Problem description
Drop every picture. Then return, exactly, the lines from the beginning of the listing below through the one containing "plt.rcParams['font.family'] = ['Liberation".

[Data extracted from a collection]
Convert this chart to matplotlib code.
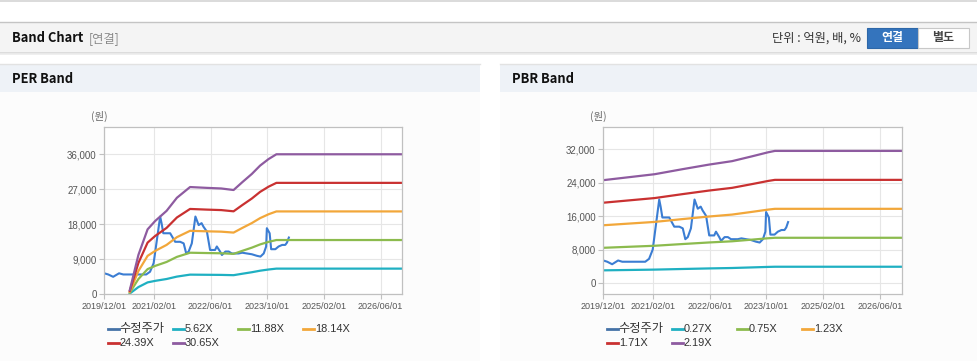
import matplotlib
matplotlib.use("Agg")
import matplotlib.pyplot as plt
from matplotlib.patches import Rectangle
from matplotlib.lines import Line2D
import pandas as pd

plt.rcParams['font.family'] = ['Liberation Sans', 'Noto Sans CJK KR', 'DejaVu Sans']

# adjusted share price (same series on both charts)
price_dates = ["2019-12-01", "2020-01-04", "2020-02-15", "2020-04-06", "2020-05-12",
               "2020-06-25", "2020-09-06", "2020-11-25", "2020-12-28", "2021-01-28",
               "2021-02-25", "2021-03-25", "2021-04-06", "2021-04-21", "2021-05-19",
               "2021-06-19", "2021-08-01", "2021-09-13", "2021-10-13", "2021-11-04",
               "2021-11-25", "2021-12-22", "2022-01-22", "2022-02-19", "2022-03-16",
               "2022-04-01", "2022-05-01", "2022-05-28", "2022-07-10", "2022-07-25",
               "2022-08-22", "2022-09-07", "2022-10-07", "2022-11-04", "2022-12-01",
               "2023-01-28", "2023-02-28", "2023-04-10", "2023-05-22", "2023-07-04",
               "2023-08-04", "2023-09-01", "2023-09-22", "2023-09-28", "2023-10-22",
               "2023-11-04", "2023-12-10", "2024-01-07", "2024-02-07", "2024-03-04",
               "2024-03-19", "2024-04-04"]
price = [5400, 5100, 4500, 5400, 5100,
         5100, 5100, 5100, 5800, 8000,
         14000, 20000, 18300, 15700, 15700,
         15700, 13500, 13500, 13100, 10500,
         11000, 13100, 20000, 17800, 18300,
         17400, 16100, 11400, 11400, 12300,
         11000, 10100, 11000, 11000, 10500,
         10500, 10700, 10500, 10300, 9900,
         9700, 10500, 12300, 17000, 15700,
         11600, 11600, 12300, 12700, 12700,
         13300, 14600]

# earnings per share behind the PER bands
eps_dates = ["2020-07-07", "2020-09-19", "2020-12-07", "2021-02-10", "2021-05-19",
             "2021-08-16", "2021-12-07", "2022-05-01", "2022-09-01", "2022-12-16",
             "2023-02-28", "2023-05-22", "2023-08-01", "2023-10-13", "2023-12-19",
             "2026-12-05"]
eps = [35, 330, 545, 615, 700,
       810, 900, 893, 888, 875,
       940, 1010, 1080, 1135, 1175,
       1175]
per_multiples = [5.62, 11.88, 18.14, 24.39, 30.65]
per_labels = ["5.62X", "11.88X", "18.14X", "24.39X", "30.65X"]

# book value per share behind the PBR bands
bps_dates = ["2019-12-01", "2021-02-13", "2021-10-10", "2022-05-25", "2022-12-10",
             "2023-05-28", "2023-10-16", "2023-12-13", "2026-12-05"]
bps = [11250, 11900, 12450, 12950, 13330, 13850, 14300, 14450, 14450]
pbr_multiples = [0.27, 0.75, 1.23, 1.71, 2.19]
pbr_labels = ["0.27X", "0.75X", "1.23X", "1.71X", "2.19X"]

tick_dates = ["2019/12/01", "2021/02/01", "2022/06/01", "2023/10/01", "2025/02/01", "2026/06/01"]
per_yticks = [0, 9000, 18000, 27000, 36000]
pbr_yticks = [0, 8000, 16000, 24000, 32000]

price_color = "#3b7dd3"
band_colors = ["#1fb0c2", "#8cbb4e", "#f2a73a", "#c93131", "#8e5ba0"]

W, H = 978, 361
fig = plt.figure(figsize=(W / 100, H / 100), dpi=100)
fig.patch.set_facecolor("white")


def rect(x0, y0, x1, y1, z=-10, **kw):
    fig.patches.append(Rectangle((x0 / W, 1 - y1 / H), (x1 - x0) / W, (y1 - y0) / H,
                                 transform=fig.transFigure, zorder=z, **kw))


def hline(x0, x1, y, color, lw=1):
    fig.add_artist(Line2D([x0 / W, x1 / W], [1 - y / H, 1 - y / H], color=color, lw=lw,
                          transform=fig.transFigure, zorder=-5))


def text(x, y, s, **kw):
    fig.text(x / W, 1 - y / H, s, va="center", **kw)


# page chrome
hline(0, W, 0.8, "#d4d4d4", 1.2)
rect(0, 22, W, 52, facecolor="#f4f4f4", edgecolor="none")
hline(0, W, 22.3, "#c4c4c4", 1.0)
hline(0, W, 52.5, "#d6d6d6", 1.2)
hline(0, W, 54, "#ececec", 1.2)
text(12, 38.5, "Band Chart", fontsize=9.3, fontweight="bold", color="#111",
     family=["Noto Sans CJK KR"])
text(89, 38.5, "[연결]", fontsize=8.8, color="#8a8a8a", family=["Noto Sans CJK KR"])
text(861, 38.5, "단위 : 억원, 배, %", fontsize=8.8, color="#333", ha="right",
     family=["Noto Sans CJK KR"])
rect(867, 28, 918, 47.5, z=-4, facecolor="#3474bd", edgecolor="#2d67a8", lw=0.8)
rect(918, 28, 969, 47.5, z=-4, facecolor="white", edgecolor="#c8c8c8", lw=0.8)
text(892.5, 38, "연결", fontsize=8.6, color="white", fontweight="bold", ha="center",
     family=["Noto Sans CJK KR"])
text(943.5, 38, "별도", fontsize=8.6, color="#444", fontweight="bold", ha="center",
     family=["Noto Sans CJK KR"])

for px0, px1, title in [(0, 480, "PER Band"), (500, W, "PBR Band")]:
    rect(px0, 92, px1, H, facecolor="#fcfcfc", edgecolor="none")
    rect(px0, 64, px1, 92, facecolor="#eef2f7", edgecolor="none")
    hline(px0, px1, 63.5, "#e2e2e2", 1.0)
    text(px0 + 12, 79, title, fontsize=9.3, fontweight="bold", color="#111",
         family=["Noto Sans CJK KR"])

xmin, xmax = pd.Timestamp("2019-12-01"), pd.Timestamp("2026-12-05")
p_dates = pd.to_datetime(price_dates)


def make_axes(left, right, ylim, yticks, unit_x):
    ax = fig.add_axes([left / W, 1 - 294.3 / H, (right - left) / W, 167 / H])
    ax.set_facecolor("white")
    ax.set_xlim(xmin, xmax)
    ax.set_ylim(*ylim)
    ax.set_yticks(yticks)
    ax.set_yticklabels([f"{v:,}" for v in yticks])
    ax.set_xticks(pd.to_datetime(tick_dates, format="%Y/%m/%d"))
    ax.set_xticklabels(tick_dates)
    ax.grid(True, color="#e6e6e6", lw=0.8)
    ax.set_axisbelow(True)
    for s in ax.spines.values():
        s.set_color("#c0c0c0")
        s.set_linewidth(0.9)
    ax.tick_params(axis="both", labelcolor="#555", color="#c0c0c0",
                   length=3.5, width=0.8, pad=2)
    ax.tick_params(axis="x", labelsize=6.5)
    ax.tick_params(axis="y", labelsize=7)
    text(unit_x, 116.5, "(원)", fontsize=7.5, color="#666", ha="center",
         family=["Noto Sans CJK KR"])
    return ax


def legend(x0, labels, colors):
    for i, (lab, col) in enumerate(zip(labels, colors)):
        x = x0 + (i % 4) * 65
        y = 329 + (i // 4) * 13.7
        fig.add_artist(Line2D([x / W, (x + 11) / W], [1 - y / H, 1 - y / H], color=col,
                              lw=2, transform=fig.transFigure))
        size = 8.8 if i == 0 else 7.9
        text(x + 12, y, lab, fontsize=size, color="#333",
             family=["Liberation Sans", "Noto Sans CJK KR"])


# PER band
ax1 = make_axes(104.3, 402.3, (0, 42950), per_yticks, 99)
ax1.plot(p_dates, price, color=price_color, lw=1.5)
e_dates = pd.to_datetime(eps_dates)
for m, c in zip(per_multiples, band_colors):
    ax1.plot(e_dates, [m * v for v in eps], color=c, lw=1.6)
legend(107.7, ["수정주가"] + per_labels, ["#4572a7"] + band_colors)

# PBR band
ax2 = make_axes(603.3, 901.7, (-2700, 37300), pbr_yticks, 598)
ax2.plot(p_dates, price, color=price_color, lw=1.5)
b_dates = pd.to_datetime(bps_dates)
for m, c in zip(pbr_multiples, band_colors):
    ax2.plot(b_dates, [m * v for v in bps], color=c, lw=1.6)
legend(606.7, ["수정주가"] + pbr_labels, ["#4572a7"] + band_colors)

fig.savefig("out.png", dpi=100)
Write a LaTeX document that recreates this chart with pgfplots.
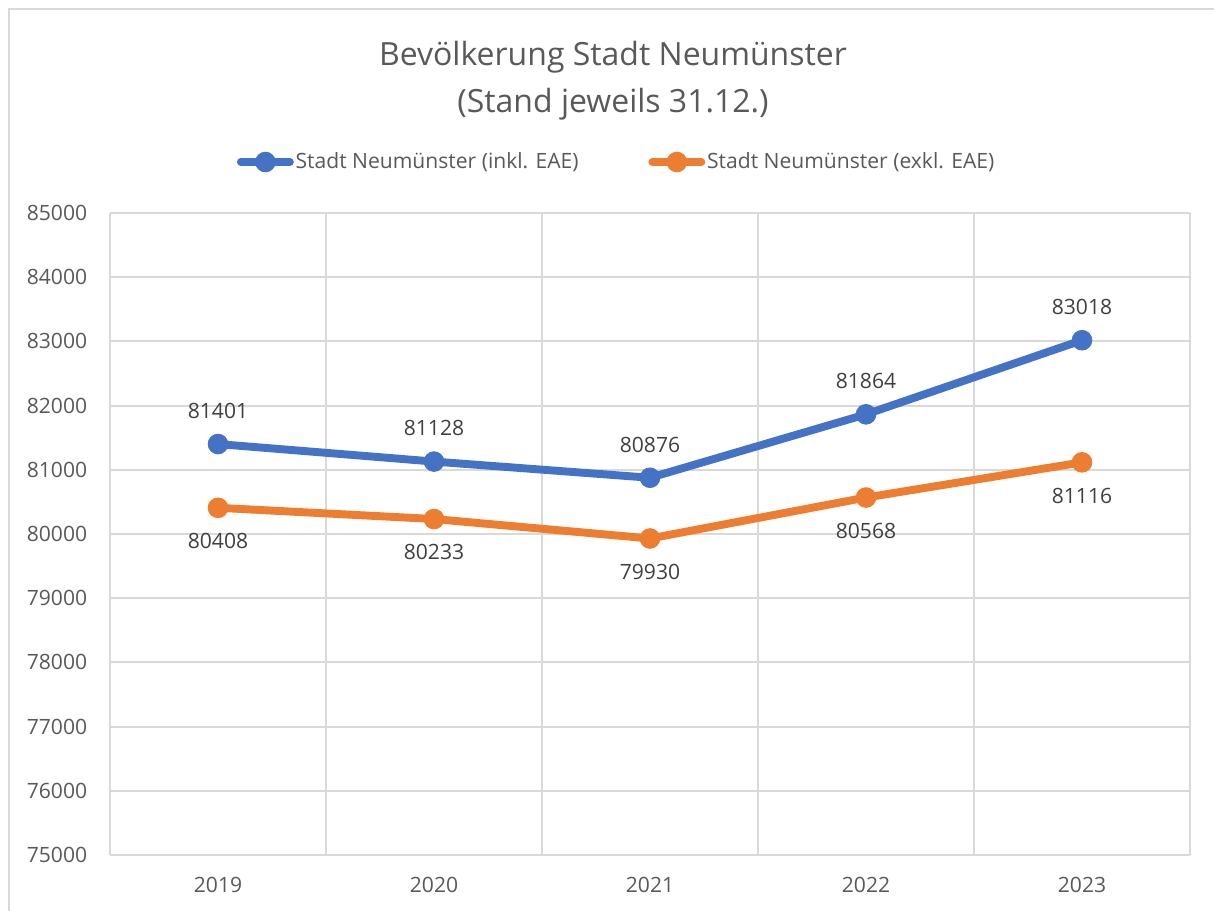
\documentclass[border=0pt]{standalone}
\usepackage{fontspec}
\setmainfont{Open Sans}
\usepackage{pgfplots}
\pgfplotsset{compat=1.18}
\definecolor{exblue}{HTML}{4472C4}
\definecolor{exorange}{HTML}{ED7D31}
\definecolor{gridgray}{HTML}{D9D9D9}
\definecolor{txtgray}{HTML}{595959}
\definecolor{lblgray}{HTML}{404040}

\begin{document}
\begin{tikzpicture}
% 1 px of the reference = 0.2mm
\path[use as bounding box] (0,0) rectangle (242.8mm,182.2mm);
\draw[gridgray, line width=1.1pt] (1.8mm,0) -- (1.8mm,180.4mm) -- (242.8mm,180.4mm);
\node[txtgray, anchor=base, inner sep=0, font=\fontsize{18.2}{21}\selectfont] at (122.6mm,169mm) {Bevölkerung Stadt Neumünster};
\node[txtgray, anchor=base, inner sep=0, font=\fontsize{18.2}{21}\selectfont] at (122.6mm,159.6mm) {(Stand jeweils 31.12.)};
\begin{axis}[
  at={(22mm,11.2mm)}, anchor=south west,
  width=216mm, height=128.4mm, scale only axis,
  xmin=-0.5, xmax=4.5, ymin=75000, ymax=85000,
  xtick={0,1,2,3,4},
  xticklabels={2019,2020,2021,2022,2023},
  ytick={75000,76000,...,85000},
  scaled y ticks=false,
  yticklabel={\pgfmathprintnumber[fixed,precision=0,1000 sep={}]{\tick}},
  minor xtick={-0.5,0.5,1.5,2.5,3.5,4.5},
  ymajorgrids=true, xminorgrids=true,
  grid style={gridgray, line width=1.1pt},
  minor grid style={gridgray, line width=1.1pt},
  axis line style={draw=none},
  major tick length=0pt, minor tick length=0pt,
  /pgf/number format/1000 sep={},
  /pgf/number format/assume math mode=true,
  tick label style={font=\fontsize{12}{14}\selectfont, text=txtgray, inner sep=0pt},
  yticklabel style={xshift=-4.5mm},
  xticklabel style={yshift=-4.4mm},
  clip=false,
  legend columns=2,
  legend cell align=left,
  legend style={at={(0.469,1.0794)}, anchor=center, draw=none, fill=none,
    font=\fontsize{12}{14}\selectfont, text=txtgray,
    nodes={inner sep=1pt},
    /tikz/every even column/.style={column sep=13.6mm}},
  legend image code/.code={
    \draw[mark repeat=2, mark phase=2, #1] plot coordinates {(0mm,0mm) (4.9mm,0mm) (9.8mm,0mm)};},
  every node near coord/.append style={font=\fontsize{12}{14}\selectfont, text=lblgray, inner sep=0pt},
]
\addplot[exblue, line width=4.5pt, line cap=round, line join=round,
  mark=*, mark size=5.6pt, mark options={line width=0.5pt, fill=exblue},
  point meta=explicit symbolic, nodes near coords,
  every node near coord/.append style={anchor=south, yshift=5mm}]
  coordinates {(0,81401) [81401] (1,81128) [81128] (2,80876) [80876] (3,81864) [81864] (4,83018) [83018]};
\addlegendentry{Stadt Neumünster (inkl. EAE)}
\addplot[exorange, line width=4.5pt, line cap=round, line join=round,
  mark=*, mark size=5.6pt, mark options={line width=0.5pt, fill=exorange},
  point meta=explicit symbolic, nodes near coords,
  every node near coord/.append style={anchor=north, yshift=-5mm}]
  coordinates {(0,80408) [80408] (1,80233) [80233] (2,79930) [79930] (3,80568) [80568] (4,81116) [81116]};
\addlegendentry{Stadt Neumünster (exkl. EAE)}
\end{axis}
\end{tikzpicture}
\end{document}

Completed exercise
Convert this chart to matplotlib code.
import matplotlib
matplotlib.use("Agg")
import matplotlib.pyplot as plt
from matplotlib.patches import Rectangle
from matplotlib.lines import Line2D
import pandas as pd

plt.rcParams['font.family'] = ['Liberation Sans', 'Noto Sans CJK KR', 'DejaVu Sans']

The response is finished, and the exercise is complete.